- Thread starter
Crossing the Road
- Jul 16, 2018
I may try this, though it will be virtually impossible to completely limit it to just feed. What you say about quality of forage makes sense, which is why I was planning on implementing a fodder system this weekend.Whether foraging and free ranging is bad for their diet depends on what they are finding when they forage.
For example, eating green grass and scratching up worms from a compost pile is likely to be fine.
But if they find a lot of grass seeds and not many bugs, that has about the same nutritional effect as eating a lot of extra grain and not enough protein. (Like when people offer too much scratch.)
And if they forage in a place with spilled grain (like in a barn with other livestock), or pizza (like a place where people eat lunch and think it's fun to feed leftovers to the birds), I think it's obvious what effect that would have on their diet.
If your chickens are having health problems,
and if you think those health problems might be related to their diet,
then it might be useful to limit them to only a complete commercial feed, to see if that helps.
A month or two would probably be long enough to show if it makes a difference.
As the seasons change, so do the things they can forage, so they will naturally eat more or less of the commercial feed at some seasons. So if you think about what has happened during the course of the year, you might notice if they are better or worse at what seasons, and see if that correlates with how much of what they eat.

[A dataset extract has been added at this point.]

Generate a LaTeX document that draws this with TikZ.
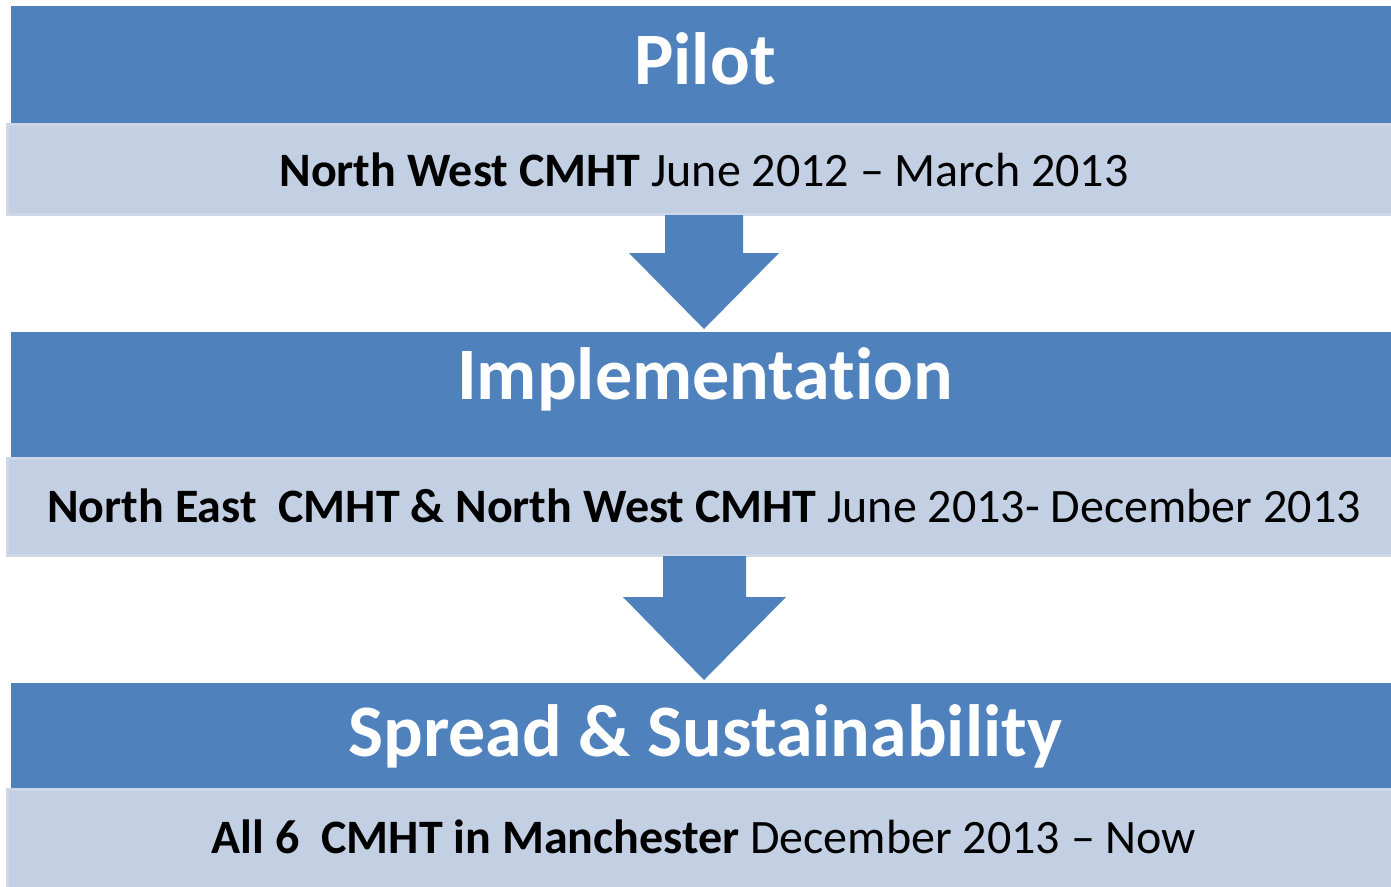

I would probably let them keep foraging unless you have reason to think their diet is causing a problem, but limiting them to commercial food is definitely a safe thing to try, and has a chance of helping (depending on what their actual problem is.)
I don't know that diet is a cause, but I can't imagine that it's completely unrelated since diet is so closely linked with health in general. I wish I knew.... I lost 2 chickens to reproductive issues since April after not losing any for years (other than chicks to shipping stress). One of my ducks is now having problems (internal laying that, thankfully, hasn't turned septic).